__To be done__
Make an exact transcription of the material, leaving out all images.

>> begin Provided data

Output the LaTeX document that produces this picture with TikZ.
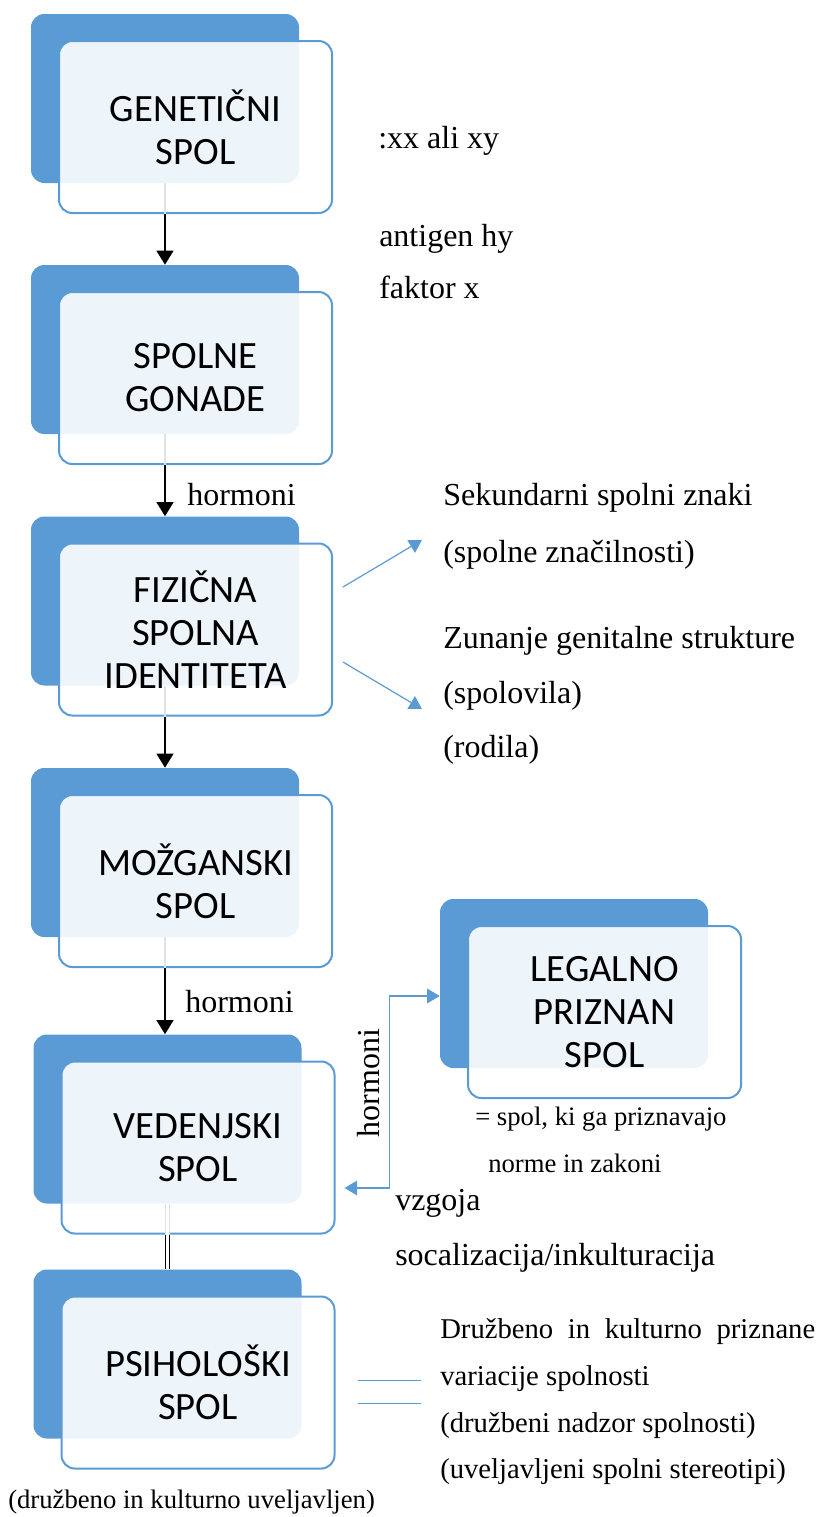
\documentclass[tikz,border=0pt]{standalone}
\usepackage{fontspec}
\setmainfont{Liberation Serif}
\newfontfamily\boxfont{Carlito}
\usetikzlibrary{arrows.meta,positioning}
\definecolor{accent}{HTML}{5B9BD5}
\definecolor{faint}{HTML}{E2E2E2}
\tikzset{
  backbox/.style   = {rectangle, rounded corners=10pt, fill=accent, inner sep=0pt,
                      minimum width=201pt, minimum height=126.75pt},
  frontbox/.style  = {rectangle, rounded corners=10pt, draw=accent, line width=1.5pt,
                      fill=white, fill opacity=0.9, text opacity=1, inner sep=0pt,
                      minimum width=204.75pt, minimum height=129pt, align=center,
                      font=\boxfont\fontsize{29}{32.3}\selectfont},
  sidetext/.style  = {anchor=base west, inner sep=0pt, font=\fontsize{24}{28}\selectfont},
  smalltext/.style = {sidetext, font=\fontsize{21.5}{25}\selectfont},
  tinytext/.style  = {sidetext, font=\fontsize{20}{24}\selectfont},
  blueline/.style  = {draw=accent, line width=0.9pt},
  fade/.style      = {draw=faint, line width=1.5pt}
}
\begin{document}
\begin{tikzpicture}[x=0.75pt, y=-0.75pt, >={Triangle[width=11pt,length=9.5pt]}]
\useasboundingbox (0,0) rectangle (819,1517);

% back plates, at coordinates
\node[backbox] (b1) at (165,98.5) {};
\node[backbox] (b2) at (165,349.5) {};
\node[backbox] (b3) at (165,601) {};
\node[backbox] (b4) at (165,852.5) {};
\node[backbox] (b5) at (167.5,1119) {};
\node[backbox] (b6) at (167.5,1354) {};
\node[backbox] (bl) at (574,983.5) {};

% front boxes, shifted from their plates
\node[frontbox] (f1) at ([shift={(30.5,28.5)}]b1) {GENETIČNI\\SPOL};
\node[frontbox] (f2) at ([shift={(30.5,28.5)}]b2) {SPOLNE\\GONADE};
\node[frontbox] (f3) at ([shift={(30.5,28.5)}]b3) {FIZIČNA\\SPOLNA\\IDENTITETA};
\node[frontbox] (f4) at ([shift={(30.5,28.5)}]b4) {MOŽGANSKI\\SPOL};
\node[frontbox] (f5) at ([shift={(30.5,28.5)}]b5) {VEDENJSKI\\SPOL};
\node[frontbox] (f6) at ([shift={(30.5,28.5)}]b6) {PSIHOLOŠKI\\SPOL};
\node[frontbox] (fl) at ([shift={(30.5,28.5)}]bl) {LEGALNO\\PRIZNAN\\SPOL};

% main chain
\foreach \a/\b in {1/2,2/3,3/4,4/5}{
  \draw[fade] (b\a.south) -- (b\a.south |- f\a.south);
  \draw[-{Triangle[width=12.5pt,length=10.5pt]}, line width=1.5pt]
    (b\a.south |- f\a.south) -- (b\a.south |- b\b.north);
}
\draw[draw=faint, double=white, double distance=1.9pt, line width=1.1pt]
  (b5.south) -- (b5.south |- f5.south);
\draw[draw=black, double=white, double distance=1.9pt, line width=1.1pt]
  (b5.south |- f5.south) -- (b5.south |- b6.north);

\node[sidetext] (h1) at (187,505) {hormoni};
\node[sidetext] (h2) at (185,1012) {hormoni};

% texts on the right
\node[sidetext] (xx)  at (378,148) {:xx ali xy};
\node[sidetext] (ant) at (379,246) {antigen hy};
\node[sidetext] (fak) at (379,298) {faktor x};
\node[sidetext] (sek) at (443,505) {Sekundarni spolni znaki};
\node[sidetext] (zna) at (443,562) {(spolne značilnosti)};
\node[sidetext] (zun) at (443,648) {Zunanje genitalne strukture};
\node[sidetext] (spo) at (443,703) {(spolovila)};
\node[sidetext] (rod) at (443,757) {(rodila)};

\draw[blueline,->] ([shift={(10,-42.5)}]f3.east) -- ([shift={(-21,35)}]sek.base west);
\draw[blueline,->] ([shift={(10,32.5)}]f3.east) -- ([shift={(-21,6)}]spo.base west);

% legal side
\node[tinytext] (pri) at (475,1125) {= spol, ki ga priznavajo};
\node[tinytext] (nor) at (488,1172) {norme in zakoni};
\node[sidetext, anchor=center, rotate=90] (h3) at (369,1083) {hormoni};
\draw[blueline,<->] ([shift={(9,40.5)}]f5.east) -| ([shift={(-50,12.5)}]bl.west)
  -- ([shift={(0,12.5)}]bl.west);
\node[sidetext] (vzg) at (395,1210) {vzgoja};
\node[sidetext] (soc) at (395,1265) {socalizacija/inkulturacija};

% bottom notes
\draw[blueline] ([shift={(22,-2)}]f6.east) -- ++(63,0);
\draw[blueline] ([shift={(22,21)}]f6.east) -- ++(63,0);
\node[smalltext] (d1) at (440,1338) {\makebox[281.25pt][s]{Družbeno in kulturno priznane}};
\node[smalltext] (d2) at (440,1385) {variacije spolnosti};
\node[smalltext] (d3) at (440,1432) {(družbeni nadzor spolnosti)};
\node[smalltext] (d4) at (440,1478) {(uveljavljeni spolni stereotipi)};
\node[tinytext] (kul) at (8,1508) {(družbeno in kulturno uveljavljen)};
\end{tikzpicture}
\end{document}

>> end Provided data

__Complete output__
Output the LaTeX document that produces this picture with TikZ.
\documentclass[tikz,border=0pt]{standalone}
\usepackage{fontspec}
\setmainfont{Liberation Serif}
\newfontfamily\boxfont{Carlito}
\usetikzlibrary{arrows.meta,positioning}
\definecolor{accent}{HTML}{5B9BD5}
\definecolor{faint}{HTML}{E2E2E2}
\tikzset{
  backbox/.style   = {rectangle, rounded corners=10pt, fill=accent, inner sep=0pt,
                      minimum width=201pt, minimum height=126.75pt},
  frontbox/.style  = {rectangle, rounded corners=10pt, draw=accent, line width=1.5pt,
                      fill=white, fill opacity=0.9, text opacity=1, inner sep=0pt,
                      minimum width=204.75pt, minimum height=129pt, align=center,
                      font=\boxfont\fontsize{29}{32.3}\selectfont},
  sidetext/.style  = {anchor=base west, inner sep=0pt, font=\fontsize{24}{28}\selectfont},
  smalltext/.style = {sidetext, font=\fontsize{21.5}{25}\selectfont},
  tinytext/.style  = {sidetext, font=\fontsize{20}{24}\selectfont},
  blueline/.style  = {draw=accent, line width=0.9pt},
  fade/.style      = {draw=faint, line width=1.5pt}
}
\begin{document}
\begin{tikzpicture}[x=0.75pt, y=-0.75pt, >={Triangle[width=11pt,length=9.5pt]}]
\useasboundingbox (0,0) rectangle (819,1517);

% back plates, at coordinates
\node[backbox] (b1) at (165,98.5) {};
\node[backbox] (b2) at (165,349.5) {};
\node[backbox] (b3) at (165,601) {};
\node[backbox] (b4) at (165,852.5) {};
\node[backbox] (b5) at (167.5,1119) {};
\node[backbox] (b6) at (167.5,1354) {};
\node[backbox] (bl) at (574,983.5) {};

% front boxes, shifted from their plates
\node[frontbox] (f1) at ([shift={(30.5,28.5)}]b1) {GENETIČNI\\SPOL};
\node[frontbox] (f2) at ([shift={(30.5,28.5)}]b2) {SPOLNE\\GONADE};
\node[frontbox] (f3) at ([shift={(30.5,28.5)}]b3) {FIZIČNA\\SPOLNA\\IDENTITETA};
\node[frontbox] (f4) at ([shift={(30.5,28.5)}]b4) {MOŽGANSKI\\SPOL};
\node[frontbox] (f5) at ([shift={(30.5,28.5)}]b5) {VEDENJSKI\\SPOL};
\node[frontbox] (f6) at ([shift={(30.5,28.5)}]b6) {PSIHOLOŠKI\\SPOL};
\node[frontbox] (fl) at ([shift={(30.5,28.5)}]bl) {LEGALNO\\PRIZNAN\\SPOL};

% main chain
\foreach \a/\b in {1/2,2/3,3/4,4/5}{
  \draw[fade] (b\a.south) -- (b\a.south |- f\a.south);
  \draw[-{Triangle[width=12.5pt,length=10.5pt]}, line width=1.5pt]
    (b\a.south |- f\a.south) -- (b\a.south |- b\b.north);
}
\draw[draw=faint, double=white, double distance=1.9pt, line width=1.1pt]
  (b5.south) -- (b5.south |- f5.south);
\draw[draw=black, double=white, double distance=1.9pt, line width=1.1pt]
  (b5.south |- f5.south) -- (b5.south |- b6.north);

\node[sidetext] (h1) at (187,505) {hormoni};
\node[sidetext] (h2) at (185,1012) {hormoni};

% texts on the right
\node[sidetext] (xx)  at (378,148) {:xx ali xy};
\node[sidetext] (ant) at (379,246) {antigen hy};
\node[sidetext] (fak) at (379,298) {faktor x};
\node[sidetext] (sek) at (443,505) {Sekundarni spolni znaki};
\node[sidetext] (zna) at (443,562) {(spolne značilnosti)};
\node[sidetext] (zun) at (443,648) {Zunanje genitalne strukture};
\node[sidetext] (spo) at (443,703) {(spolovila)};
\node[sidetext] (rod) at (443,757) {(rodila)};

\draw[blueline,->] ([shift={(10,-42.5)}]f3.east) -- ([shift={(-21,35)}]sek.base west);
\draw[blueline,->] ([shift={(10,32.5)}]f3.east) -- ([shift={(-21,6)}]spo.base west);

% legal side
\node[tinytext] (pri) at (475,1125) {= spol, ki ga priznavajo};
\node[tinytext] (nor) at (488,1172) {norme in zakoni};
\node[sidetext, anchor=center, rotate=90] (h3) at (369,1083) {hormoni};
\draw[blueline,<->] ([shift={(9,40.5)}]f5.east) -| ([shift={(-50,12.5)}]bl.west)
  -- ([shift={(0,12.5)}]bl.west);
\node[sidetext] (vzg) at (395,1210) {vzgoja};
\node[sidetext] (soc) at (395,1265) {socalizacija/inkulturacija};

% bottom notes
\draw[blueline] ([shift={(22,-2)}]f6.east) -- ++(63,0);
\draw[blueline] ([shift={(22,21)}]f6.east) -- ++(63,0);
\node[smalltext] (d1) at (440,1338) {\makebox[281.25pt][s]{Družbeno in kulturno priznane}};
\node[smalltext] (d2) at (440,1385) {variacije spolnosti};
\node[smalltext] (d3) at (440,1432) {(družbeni nadzor spolnosti)};
\node[smalltext] (d4) at (440,1478) {(uveljavljeni spolni stereotipi)};
\node[tinytext] (kul) at (8,1508) {(družbeno in kulturno uveljavljen)};
\end{tikzpicture}
\end{document}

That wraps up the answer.